Não mantenho esse espaço para comentar propaganda. Como estou no ramo e tenho agência de publicidade - duas, aliás - seria um tanto tendencioso eu tratar do tema comentando o que outros fazem. Mas, meu deus do céu, como é ruim a propaganda das Casas Bahia, o maior anunciante de varejo do país.
Tradicionalmente, o grupo varejista aplica 3% do faturamento previsto para o mês seguinte, em marketing. No ano passado a empresa comprou R$ 713,169 milhões em mídia, segundo o raking Agências & Anunciantes. Em qualquer quadrante, é muito dinheiro. Então por que essa massa monetária não produz boas idéias e sim barulho e propaganda ruim?
A conta publicitária das Casas Bahia pertence à Y&R, uma das maiores agências do mundo cujo braço brasileiro pertence ao midiático multi-empresário Roberto Justos. O relacionamento entre o cliente e a agência data de 1999, quando então NewcommBates substituiu a house Interjob, responsável pela comunicação do grupo nos 20 anos anteriores. Quando o publicitário Silvio Matos deixou a presidência da agência e o comando da estrutura montada, a pedido das Casas Bahia, na sede da varejista em São Caetano do Sul (SP), o empresário Roberto Justus assumiu a linha de frente da operação e o contato direto com os Klein, dono da rede, até que novos profissionais fossem contatados para a linha de frente da conta. A WPP, sócia de Justus na Y&R, teria pressionando o astro televisivo e publicitário nas horas vagas a aumentar a rentabilidade na conta das Casas Bahia, já que, apesar dos altos volumes investidos, a operação seria pouco lucrativa para a agência por causa dos grandes descontos obtidos na negociação com os veículos. O que fez Justos? Radicalizou uma fórmula básica e barata de fazer comerciais de varejo: a gritaria baseada na repetição. Uma releitura de Goebbels para vender geladeiras, fogões e móveis horríveis.
A gritaria e a repetição, presentes na propaganda da rede, reproduz, sem mediação, a locução de uma camelô de rua. O tom é estridente. O visual é primário. O volume final é muito alto. Incomoda.
Você poderá dizer "incomoda, mas vende". Essa não é a questão aqui. Não me interessa se ele vende ou não.
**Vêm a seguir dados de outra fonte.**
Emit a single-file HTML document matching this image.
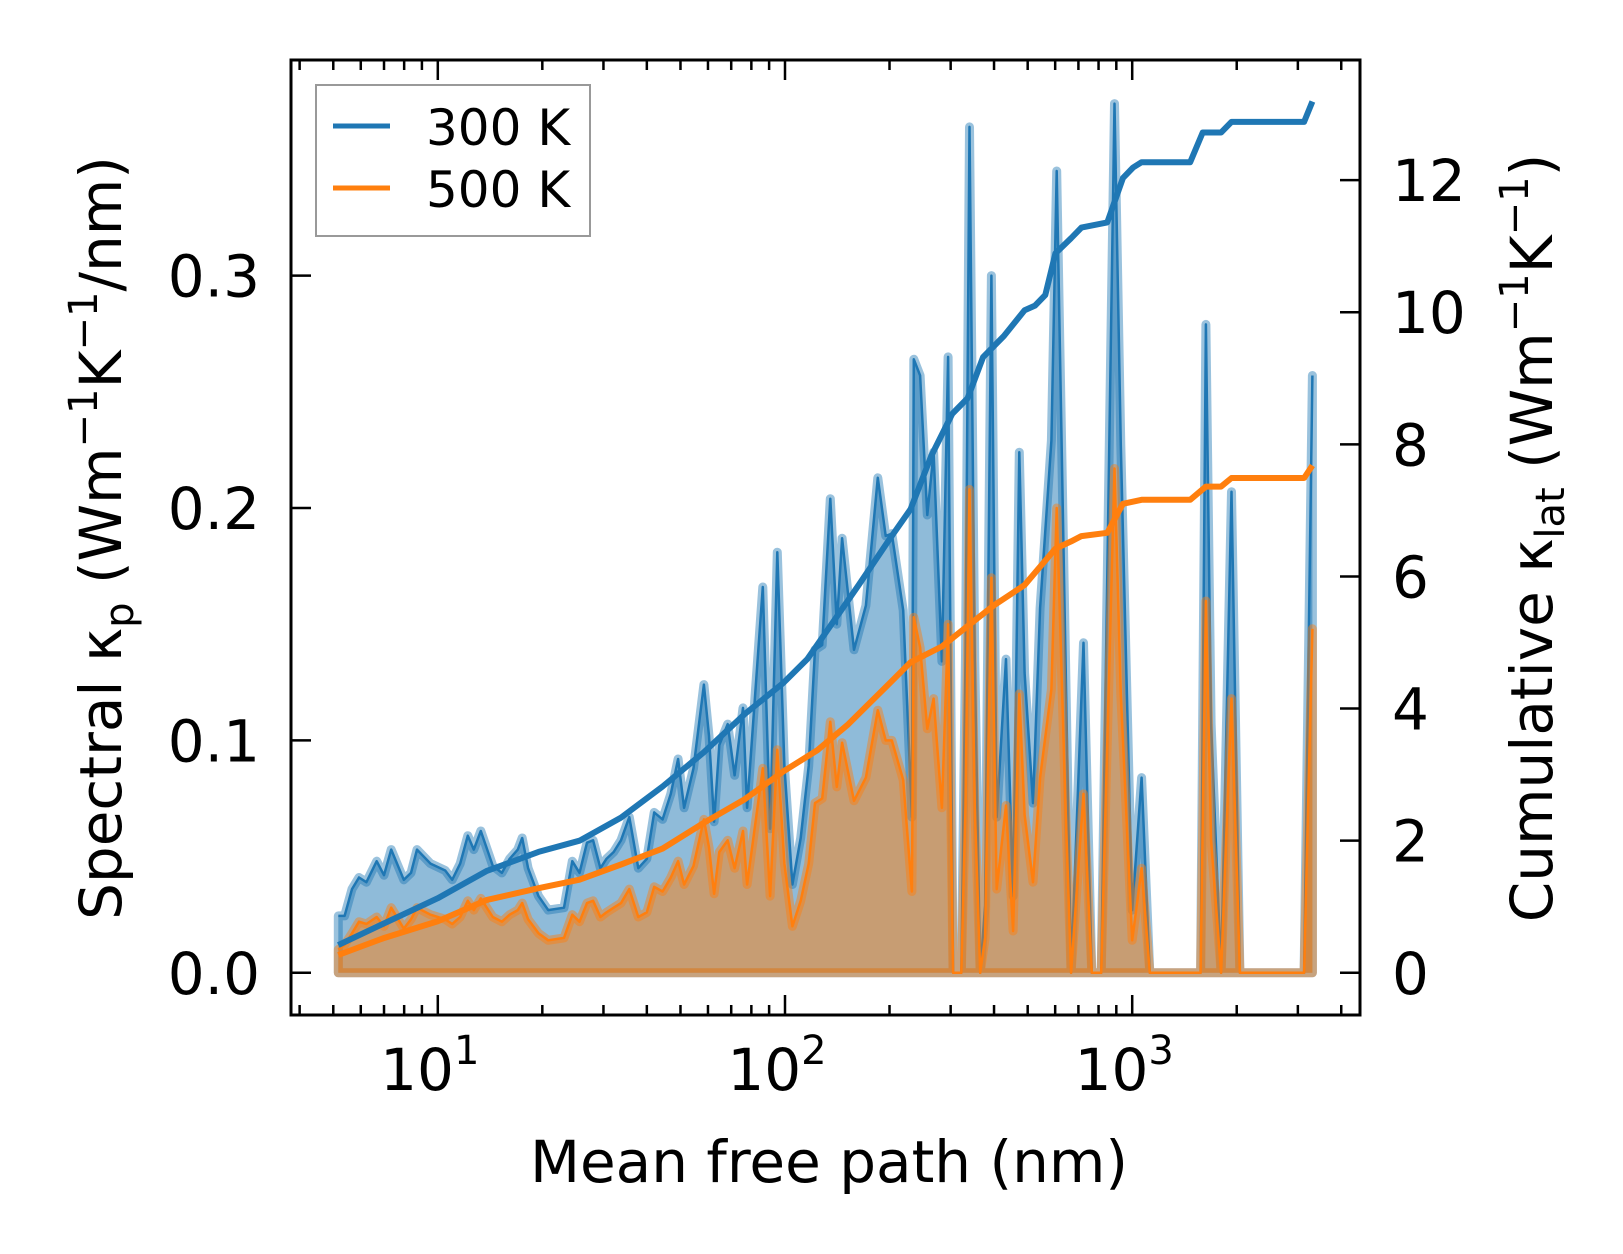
<!DOCTYPE html>
<html><head><meta charset="utf-8">
<style>
html,body{margin:0;padding:0;background:#fff;}
svg{display:block;font-family:"DejaVu Sans","Liberation Sans",sans-serif;}
</style></head>
<body>
<svg id="chart" width="1623" height="1254" viewBox="0 0 1623 1254" xmlns="http://www.w3.org/2000/svg">
<g id="plot"></g>
<g id="axes"></g>
<g id="legend">
  <rect x="316" y="85" width="274" height="151" fill="#fff" fill-opacity="0.8" stroke="#999" stroke-width="2"/>
  <line x1="333" y1="126" x2="390" y2="126" stroke="#1f77b4" stroke-width="5"/>
  <text x="426" y="145" font-size="50">300 K</text>
  <line x1="333" y1="188" x2="390" y2="188" stroke="#ff7f0e" stroke-width="5"/>
  <text x="426" y="207" font-size="50">500 K</text>
</g>
<text x="829" y="1182" font-size="58" text-anchor="middle">Mean free path (nm)</text>
<text transform="translate(121,538) rotate(-90)" font-size="58" text-anchor="middle">Spectral κ<tspan font-size="40" dy="12">p</tspan><tspan dy="-12"> (Wm</tspan><tspan font-size="40" dy="-24">−1</tspan><tspan dy="24">K</tspan><tspan font-size="40" dy="-24">−1</tspan><tspan dy="24">/nm)</tspan></text>
<text transform="translate(1552,538) rotate(-90)" font-size="58" text-anchor="middle">Cumulative κ<tspan font-size="40" dy="12">lat</tspan><tspan dy="-12"> (Wm</tspan><tspan font-size="40" dy="-24">−1</tspan><tspan dy="24">K</tspan><tspan font-size="40" dy="-24">−1</tspan><tspan dy="24">)</tspan></text>
</svg>
<script>
const mfp = [5.17,5.39,5.66,5.93,6.23,6.67,7.00,7.34,7.98,8.37,8.71,9.53,10.5,11.0,11.6,12.2,12.7,13.3,14.4,15.3,16.1,17.0,17.5,18.2,19.5,20.8,23.1,24.4,25.6,26.9,28.0,29.4,30.6,32.1,33.7,35.6,37.8,40.0,42.0,44.4,46.9,49.2,51.2,54.5,58.4,60.4,62.5,64.7,68.4,71.6,75.7,77.8,86.3,90.6,95.0,99.6,105,111,117,122,128,135,141,146,158,171,185,195,203,219,232,235,245,257,268,283,295,305,322,331,340,352,365,377,393,407,433,454,473,490,518,543,585,606,644,667,724,765,814,889,927,1000,1064,1124,1469,1574,1630,1687,1803,1932,2042,3126,3304];
const spec300 = [0.0245,0.0245,0.036,0.041,0.039,0.048,0.042,0.053,0.040,0.043,0.053,0.047,0.044,0.040,0.047,0.059,0.053,0.061,0.046,0.043,0.049,0.053,0.058,0.045,0.033,0.027,0.028,0.048,0.043,0.056,0.057,0.045,0.049,0.052,0.057,0.067,0.045,0.049,0.069,0.066,0.077,0.092,0.071,0.088,0.124,0.102,0.065,0.098,0.107,0.085,0.114,0.071,0.166,0.062,0.181,0.089,0.038,0.058,0.089,0.139,0.141,0.204,0.150,0.187,0.139,0.158,0.213,0.188,0.189,0.156,0.067,0.264,0.257,0.197,0.224,0.134,0.265,0,0,0.136,0.364,0.134,0,0.029,0.300,0.067,0.135,0.033,0.224,0.129,0.073,0.157,0.229,0.345,0.128,0,0.142,0,0,0.374,0.227,0.027,0.084,0,0,0,0.279,0.107,0,0.207,0,0,0.257];
const spec500 = [0.010,0.012,0.017,0.022,0.021,0.024,0.020,0.028,0.019,0.023,0.028,0.025,0.023,0.021,0.024,0.031,0.027,0.032,0.024,0.022,0.025,0.027,0.030,0.023,0.017,0.014,0.015,0.025,0.022,0.030,0.031,0.024,0.026,0.028,0.030,0.036,0.024,0.026,0.037,0.035,0.041,0.048,0.038,0.046,0.066,0.054,0.034,0.052,0.057,0.045,0.061,0.038,0.088,0.033,0.096,0.047,0.020,0.031,0.047,0.073,0.075,0.108,0.080,0.099,0.074,0.084,0.113,0.100,0.100,0.083,0.035,0.153,0.140,0.105,0.118,0.071,0.150,0,0,0.072,0.208,0.071,0,0.015,0.170,0.036,0.072,0.018,0.120,0.068,0.039,0.084,0.122,0.200,0.068,0,0.077,0,0,0.217,0.120,0.014,0.045,0,0,0,0.160,0.057,0,0.118,0,0,0.148];
const cumMfp300 = [5.17,6.95,10,13.8,19.5,25.6,33.7,44.4,58.4,76.7,99,116,133,163,201,230,264,303,336,372,427,490,525,562,601,667,714,848,940,1006,1064,1469,1596,1803,1932,3126,3304];
const cum300 = [0.42,0.74,1.13,1.54,1.83,2.0,2.35,2.82,3.34,3.92,4.39,4.75,5.2,5.87,6.58,7.02,7.83,8.46,8.7,9.32,9.64,10.03,10.1,10.26,10.89,11.12,11.28,11.36,12.03,12.19,12.27,12.27,12.72,12.72,12.88,12.88,13.19];
const cumMfp500 = [5.17,6.95,10,13.8,19.5,25.6,33.7,44.4,58.4,76.7,99,124,152,187,230,283,336,399,490,601,667,714,848,940,1064,1469,1630,1803,1932,3126,3304];
const cum500 = [0.27,0.52,0.78,1.1,1.28,1.41,1.64,1.88,2.27,2.63,3.05,3.37,3.76,4.23,4.7,4.94,5.25,5.56,5.87,6.42,6.53,6.61,6.66,7.1,7.16,7.16,7.36,7.36,7.49,7.49,7.68];
const leftTicks = [0.0,0.1,0.2,0.3];
const leftTickLabels = ["0.0","0.1","0.2","0.3"];
const rightTicks = [0,2,4,6,8,10,12];
const xDecades = [1,2,3];

const NS = "http://www.w3.org/2000/svg";
const L=291, R=1360, T=60, B=1015;
function X(v){return 437.8+347.2*(Math.log10(v)-1);}
function Y(v){return 972.8-2324*v;}
function Y2(v){return 972.8-66.06*v;}
function mk(tag, attrs, parent){const e=document.createElementNS(NS,tag);for(const k in attrs)e.setAttribute(k,attrs[k]);parent.appendChild(e);return e;}
const plot=document.getElementById('plot'), axes=document.getElementById('axes');
const cp=mk('clipPath',{id:'clip'},plot);
mk('rect',{x:L,y:T,width:R-L,height:B-T},cp);
const pg=mk('g',{'clip-path':'url(#clip)'},plot);

function spectral(xs, ys, color, name){
  let line=xs.map((x,i)=>(i?'L':'M')+X(x).toFixed(1)+','+Y(ys[i]).toFixed(1)).join('');
  let area=line+'L'+X(xs[xs.length-1]).toFixed(1)+','+Y(0)+'L'+X(xs[0]).toFixed(1)+','+Y(0)+'Z';
  const a=mk('path',{d:area,fill:color,'fill-opacity':0.5,stroke:'none'},pg);
  
  
  const h=mk('path',{d:area,fill:'none',stroke:color,'stroke-opacity':0.45,'stroke-width':9,'stroke-linejoin':'round'},pg);
  
  
  const l=mk('path',{d:line,fill:'none',stroke:color,'stroke-width':2.5,'stroke-linejoin':'round'},pg);
  
  
}
spectral(mfp,spec300,'#1f77b4','spectral-300k');
spectral(mfp,spec500,'#ff7f0e','spectral-500k');
function cumLine(xs,ys,color,name){
  const d=xs.map((x,i)=>(i?'L':'M')+X(x).toFixed(1)+','+Y2(ys[i]).toFixed(1)).join('');
  const p=mk('path',{d:d,fill:'none',stroke:color,'stroke-width':6,'stroke-linejoin':'round'},pg);
  
  
}
cumLine(cumMfp300,cum300,'#1f77b4','cumulative-300k');
cumLine(cumMfp500,cum500,'#ff7f0e','cumulative-500k');

const fr=mk('rect',{x:L,y:T,width:R-L,height:B-T,fill:'none',stroke:'#000','stroke-width':3},axes);


for(let dec=0;dec<=3;dec++){
  for(let m=1;m<=9;m++){
    const v=m*Math.pow(10,dec); const x=X(v);
    if(x<L||x>R) continue;
    const len=m===1?20:10;
    mk('line',{x1:x,y1:B,x2:x,y2:B-len,stroke:'#000','stroke-width':2.5},axes);
    mk('line',{x1:x,y1:T,x2:x,y2:T+len,stroke:'#000','stroke-width':2.5},axes);
  }
}
xDecades.forEach(d=>{
  const t=mk('text',{x:X(Math.pow(10,d))-8,y:1090,'font-size':58,'text-anchor':'middle'},axes);
  
  
  t.textContent='10';
  const s=mk('tspan',{'font-size':40,dy:-26},t); s.textContent=String(d);
});
leftTicks.forEach((v,i)=>{
  const y=Y(v);
  mk('line',{x1:L,y1:y,x2:L+20,y2:y,stroke:'#000','stroke-width':2.5},axes);
  const t=mk('text',{x:260,y:y+21,'font-size':58,'text-anchor':'end'},axes);
  
  
  t.textContent=leftTickLabels[i];
});
rightTicks.forEach(v=>{
  const y=Y2(v);
  mk('line',{x1:R,y1:y,x2:R-20,y2:y,stroke:'#000','stroke-width':2.5},axes);
  const t=mk('text',{x:1392,y:y+21,'font-size':58},axes);
  
  
  t.textContent=String(v);
});
</script>
</body></html>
Não sou acionista da rede. Estou aqui fazendo uma discussão ética. Vale tudo para vender? Sim, eles vendem, mas o fazem ao custo de produzir ruído, de dar um mal exemplo conceitual ("Quer pagar quanto?", a Lei de Gerson dos dias de hoje), de gerar, em escala, a repetição desse modelo de comunicação de camelô em todo o país. Sim, porque esse modelo que move uma estrutura milionária de produção pode ser copiado por qualquer um que tenha um PC velho em casa e uma câmera 3CCD. Não é preciso ser a Y&R para fazer propaganda ruim, não. Ela pode ser feita em qualquer quartinho. E certamente está sendo feita.
Por isso as redes de varejo de todo tamanho e de todo lugar repetem o modelo "Casas Bahia", gerando um ruído ensurdecedor no horário comercial da TV aberta. Não é de admirar que todos estão fugindo da TV para se encontrar na internet e em suas variáveis sempre novas.
Aliás, o barulho só não é total porque há uma exceção. A rede de varejo que eu atendo, o Grupo Formosa. Seguindo a linha de seu fundador, José Oliveira, o grupo parte da lógica de que, quando todo mundo grita, só será ouvido quem falar mais baixo.
Com apenas duas lojas e fazendo propaganda clean, vendendo conceito, o Formosa tornou-se um dos maiores grupos de varejo do país. Sem grito.